* **What is needed**
Starting at the first line of the listing below, repeat each line up to and including the one containing "const yStep = 20;". Leave out pictures.

* **Data provided**
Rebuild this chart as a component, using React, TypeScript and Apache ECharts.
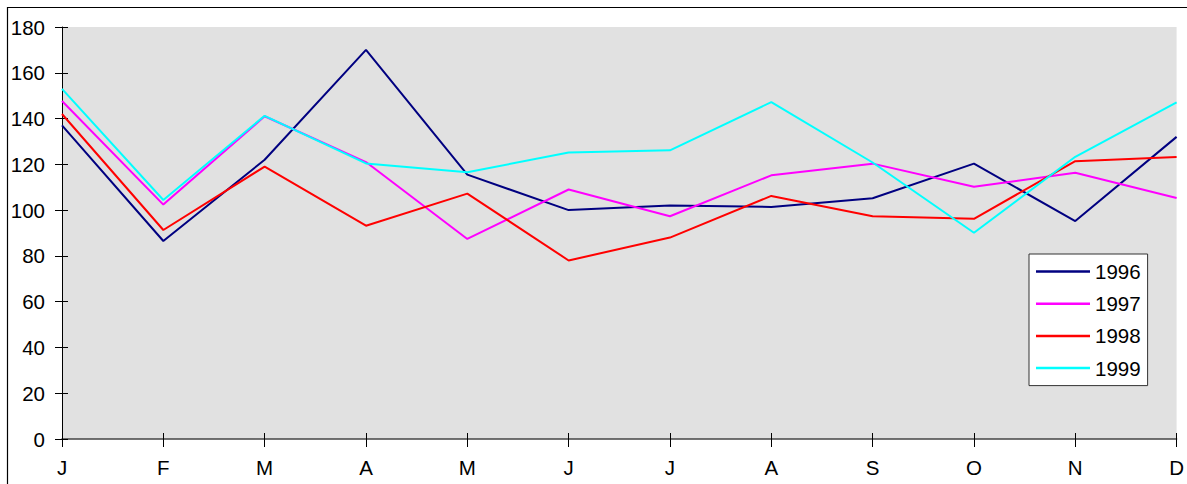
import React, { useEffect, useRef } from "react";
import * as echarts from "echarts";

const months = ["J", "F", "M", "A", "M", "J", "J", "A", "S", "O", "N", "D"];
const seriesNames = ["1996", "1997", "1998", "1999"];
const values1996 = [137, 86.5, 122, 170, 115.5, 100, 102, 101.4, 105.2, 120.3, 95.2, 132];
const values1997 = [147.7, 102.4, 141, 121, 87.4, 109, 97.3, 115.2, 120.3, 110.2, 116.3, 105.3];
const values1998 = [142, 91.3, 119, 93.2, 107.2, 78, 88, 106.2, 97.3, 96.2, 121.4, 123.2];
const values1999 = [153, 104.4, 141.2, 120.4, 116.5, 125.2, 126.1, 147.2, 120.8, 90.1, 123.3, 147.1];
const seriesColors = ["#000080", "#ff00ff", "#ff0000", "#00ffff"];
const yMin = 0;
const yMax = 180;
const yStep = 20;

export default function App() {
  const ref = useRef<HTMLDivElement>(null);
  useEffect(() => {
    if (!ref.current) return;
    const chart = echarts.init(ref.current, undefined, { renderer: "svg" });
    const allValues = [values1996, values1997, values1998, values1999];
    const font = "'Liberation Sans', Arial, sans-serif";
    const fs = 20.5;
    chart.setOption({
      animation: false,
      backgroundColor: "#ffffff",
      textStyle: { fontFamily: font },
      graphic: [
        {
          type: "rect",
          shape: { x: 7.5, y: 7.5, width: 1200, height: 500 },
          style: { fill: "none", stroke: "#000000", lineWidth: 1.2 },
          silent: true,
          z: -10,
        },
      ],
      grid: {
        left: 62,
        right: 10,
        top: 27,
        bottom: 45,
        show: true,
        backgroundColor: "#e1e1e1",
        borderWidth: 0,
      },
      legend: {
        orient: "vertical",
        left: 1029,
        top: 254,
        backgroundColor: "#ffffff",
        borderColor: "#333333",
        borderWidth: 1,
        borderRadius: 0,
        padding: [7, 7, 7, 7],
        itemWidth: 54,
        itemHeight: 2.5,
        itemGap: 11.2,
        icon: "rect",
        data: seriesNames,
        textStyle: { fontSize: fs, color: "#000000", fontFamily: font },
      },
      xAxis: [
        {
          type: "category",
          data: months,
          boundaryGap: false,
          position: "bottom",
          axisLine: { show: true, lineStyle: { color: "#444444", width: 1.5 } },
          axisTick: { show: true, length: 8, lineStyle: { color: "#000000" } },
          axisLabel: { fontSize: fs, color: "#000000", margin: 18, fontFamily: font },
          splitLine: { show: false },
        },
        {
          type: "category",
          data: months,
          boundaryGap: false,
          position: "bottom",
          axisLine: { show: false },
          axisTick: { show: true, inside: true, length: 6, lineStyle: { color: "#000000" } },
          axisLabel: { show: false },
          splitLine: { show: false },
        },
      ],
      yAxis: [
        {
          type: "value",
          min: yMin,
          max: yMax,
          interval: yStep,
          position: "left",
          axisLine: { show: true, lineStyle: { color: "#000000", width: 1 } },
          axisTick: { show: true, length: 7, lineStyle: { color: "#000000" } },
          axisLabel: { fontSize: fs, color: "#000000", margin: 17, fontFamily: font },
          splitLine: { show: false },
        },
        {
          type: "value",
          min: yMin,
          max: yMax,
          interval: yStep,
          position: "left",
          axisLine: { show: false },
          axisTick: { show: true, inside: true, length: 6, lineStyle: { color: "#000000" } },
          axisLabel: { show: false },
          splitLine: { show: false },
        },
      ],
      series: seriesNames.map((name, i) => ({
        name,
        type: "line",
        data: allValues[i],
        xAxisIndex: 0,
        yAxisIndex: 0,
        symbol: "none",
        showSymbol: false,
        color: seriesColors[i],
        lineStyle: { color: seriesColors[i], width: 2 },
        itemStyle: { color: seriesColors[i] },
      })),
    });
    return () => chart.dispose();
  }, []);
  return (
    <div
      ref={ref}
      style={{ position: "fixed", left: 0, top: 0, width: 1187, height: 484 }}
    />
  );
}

* **Final answer**
Rebuild this chart as a component, using React, TypeScript and Apache ECharts.
import React, { useEffect, useRef } from "react";
import * as echarts from "echarts";

const months = ["J", "F", "M", "A", "M", "J", "J", "A", "S", "O", "N", "D"];
const seriesNames = ["1996", "1997", "1998", "1999"];
const values1996 = [137, 86.5, 122, 170, 115.5, 100, 102, 101.4, 105.2, 120.3, 95.2, 132];
const values1997 = [147.7, 102.4, 141, 121, 87.4, 109, 97.3, 115.2, 120.3, 110.2, 116.3, 105.3];
const values1998 = [142, 91.3, 119, 93.2, 107.2, 78, 88, 106.2, 97.3, 96.2, 121.4, 123.2];
const values1999 = [153, 104.4, 141.2, 120.4, 116.5, 125.2, 126.1, 147.2, 120.8, 90.1, 123.3, 147.1];
const seriesColors = ["#000080", "#ff00ff", "#ff0000", "#00ffff"];
const yMin = 0;
const yMax = 180;
const yStep = 20;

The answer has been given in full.